Opening with a bombastic rendition of "Nobody Lost, Nobody Found," the Australian four-piece thwarted comparisons that they're just the down-under equivalent of MGMT and Hot Chip with a wholly psychedelic show after Brooklyn openers Holy Ghost! of DFA. Note: unless you're Britney Spears and an abruptly-departed Enrique Iglesias, bands and their opening acts are usually obviously complementary — here, the two boy bands at times mirrored each other in their mutual predilection for swoopy synth-pop and the art school kids that adore them.

Cut Copy’s hourlong set included songs from their breakthrough album "In Ghost Colours" and their latest effort, "Zonoscope," which showcases the band's growth from easy fist-pumping hits  to wonkier, reverb-soaked and percussion-heavy numbers like "Blink And You'll Miss a Revolution" and "Pharaohs and Pyramids."

A highlight of the show, the epic 15-minute "Sun God" induced the crowd into an outright trance-like state as frontman Dan Whitford enthusiastically head-bobbed on stage alongside a keyboard and flying guitar riffs and the occasional tambourine action.

If tunes from "Zonoscope" sound less immediately accessible than their preceding album, this also translates somewhat live.

For every "Need You Now," there was louder rallying and crowd-chorusing for "Hearts on Fire," the closing pair of songs from the band’s high-octane encore.

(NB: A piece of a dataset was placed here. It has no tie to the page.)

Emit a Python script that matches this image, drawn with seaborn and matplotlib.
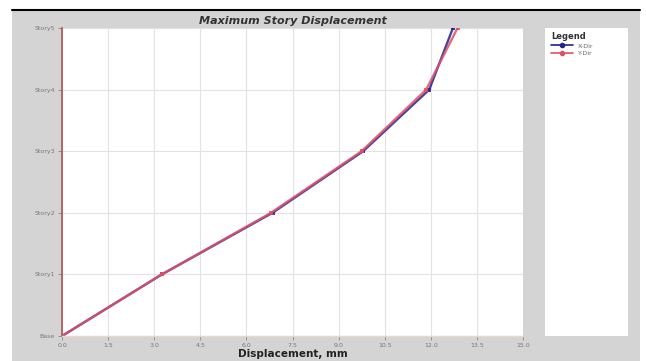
import matplotlib
matplotlib.use("Agg")
import matplotlib.pyplot as plt
from matplotlib.patches import Rectangle
from matplotlib.lines import Line2D
import seaborn as sns
import pandas as pd

stories = ["Base", "Story1", "Story2", "Story3", "Story4", "Story5"]
x_dir = [0.0, 3.25, 6.85, 9.8, 11.95, 12.72]
y_dir = [0.0, 3.25, 6.8, 9.75, 11.85, 12.87]
x_ticks = [0.0, 1.5, 3.0, 4.5, 6.0, 7.5, 9.0, 10.5, 12.0, 13.5, 15.0]

sns.set_theme(style="white")
plt.rcParams['font.family'] = ['DejaVu Sans']

W, H = 646, 361
fig = plt.figure(figsize=(W / 100, H / 100), dpi=100, facecolor="white")

# gray background panel and top black line
fig.add_artist(Rectangle((12 / W, 0), (640 - 12) / W, (H - 10) / H,
                         transform=fig.transFigure, facecolor="#d4d4d4",
                         edgecolor="none", zorder=0))
fig.add_artist(Line2D([12 / W, 640 / W], [(H - 9.5) / H] * 2,
                      transform=fig.transFigure, color="black", lw=1.5, zorder=1))

ax = fig.add_axes([62 / W, (H - 336) / H, (523 - 62) / W, (336 - 28) / H])
ax.set_facecolor("white")

df = pd.DataFrame({
    "Displacement": x_dir + y_dir,
    "Story": list(range(len(stories))) * 2,
    "Dir": ["X-Dir"] * len(stories) + ["Y-Dir"] * len(stories),
})

sns.lineplot(data=df, x="Displacement", y="Story", hue="Dir", sort=False,
             palette={"X-Dir": "#23238a", "Y-Dir": "#e0506a"},
             marker="s", markersize=3.5, markeredgewidth=0, lw=1.7,
             alpha=0.85, legend=False, ax=ax, estimator=None)

ax.set_xlim(0, 15)
ax.set_ylim(0, len(stories) - 1)
ax.set_xticks(x_ticks)
ax.set_xticklabels([f"{t:.1f}" for t in x_ticks], fontsize=4.5, color="#777777")
ax.set_yticks(range(len(stories)))
ax.set_yticklabels(stories, fontsize=4.5, color="#777777")
ax.tick_params(axis="both", length=3, width=0.6, color="#888888", pad=2,
               bottom=True, left=True)
ax.grid(True, color="#e2e2e2", lw=0.8)
for s in ["top", "right"]:
    ax.spines[s].set_visible(False)
ax.spines["bottom"].set_color("#e8d8c8")
ax.spines["bottom"].set_linewidth(1.0)
ax.spines["left"].set_color("#b05050")
ax.spines["left"].set_linewidth(1.2)
ax.set_ylabel("")
ax.set_xlabel("Displacement, mm", fontsize=7.5, fontweight="bold",
              color="#222222", labelpad=1)
ax.set_title("Maximum Story Displacement", fontsize=8, fontweight="bold",
             fontstyle="italic", color="#333333", pad=3)

# legend panel
lax = fig.add_axes([545 / W, (H - 336) / H, (628 - 545) / W, (336 - 28) / H])
lax.set_facecolor("white")
lax.set_xticks([])
lax.set_yticks([])
for s in lax.spines.values():
    s.set_visible(False)
handles = [Line2D([], [], color="#23238a", marker="o", markersize=3, lw=1.2),
           Line2D([], [], color="#e0506a", marker="o", markersize=3, lw=1.2)]
leg = lax.legend(handles, ["X-Dir", "Y-Dir"], loc="upper left",
                 bbox_to_anchor=(0.02, 1.0), frameon=False, fontsize=4.5,
                 title="Legend", title_fontsize=6, handlelength=3.5,
                 labelspacing=0.3, borderaxespad=0.3, alignment="left")
leg.get_title().set_fontweight("bold")
leg.get_title().set_color("#333333")
for t in leg.get_texts():
    t.set_color("#666666")

fig.savefig("out.png", dpi=100, facecolor="white")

We should also mention the oddity that was happening on stage -- a giant screen fashioned like a doorway of some sort was used to project the band’s visuals: Dali-like desert imagery, prehistoric tribal figurines, a leafy green plant growing from a woman's head. We get it: Cut Copy's surreal!

Say what you say about the band's earnestness and lack of subtlety — Cut Copy also never ever lacks energy.